The episode ends with the school play for which Luke's grandfather (Fred Willard) flew from Florida just to see him, even if he was just painting a wall. No one knows that Luke got the lead part. Phil and Claire are surprised and moved when they see him on stage singing.

==Reception==

===Ratings===
In its original American broadcast, "A Slight at the Opera" was watched by 9.83 million; down 1 from the previous episode.

===Reviews===
"A Slight at the Opera" received mostly positive reviews.

Claire Zulkey of The A.V. Club gave a B+ grade. "What's most important is that Modern Family can still pull out strong episodes, so long as the writing is solid and the show can avoid falling into its own clichés. [...] the writing made the episode. Were Haley, Alex or Claire really relevant?
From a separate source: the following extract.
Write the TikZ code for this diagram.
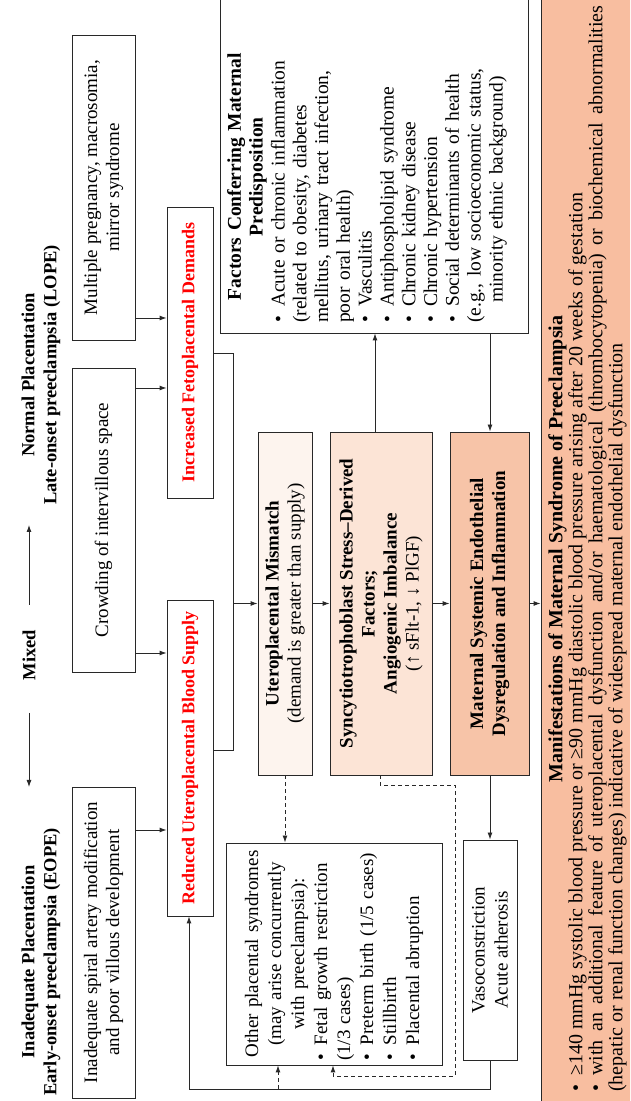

Not really, but the show can still pull off a pretty funny installment without giving everyone a great storyline, so long as the jokes are silly, strange and rapid-fire."

Leigh Raines of TV Fanatic gave the episode 4/5 praising Lane's guest appearance. "Golf isn't exactly my cup of tea, but Lane manages to jazz up any scene he's in."

Dalene Rovenstine of Paste Magazine rated the episode with 8.7/10 stating that the episode was solid and she was pleasantly surprised after last week's let down. "There were great one-off lines, the storylines were accurately balanced, and the episode as a whole was understated but solid."

Michael Adams of 411mania gave the episode 8.5/10 saying that this episode was very funny and creative. "I think what I loved the most about this episode, outside of the previously mentioned parts, was that Dylan was present and strong. Dylan is like Bruce Wayne/Batman. He's there and your enjoying him, and then he vanishes out of nowhere! [...] Use that kid more often Modern Family."

Victoria Leigh Miller from Yahoo! TV found the episode slightly familiar but in the right way. "School plays, a wacky babysitting adventure, a psychic pit stop, and a retro revisit to a sad song? This "Modern Family" episode was slightly familiar, but in all the right ways."

Zach Dionne from Vulture gave the episode 3/5 saying that this week was "...harmless and not hilarious. Good enough."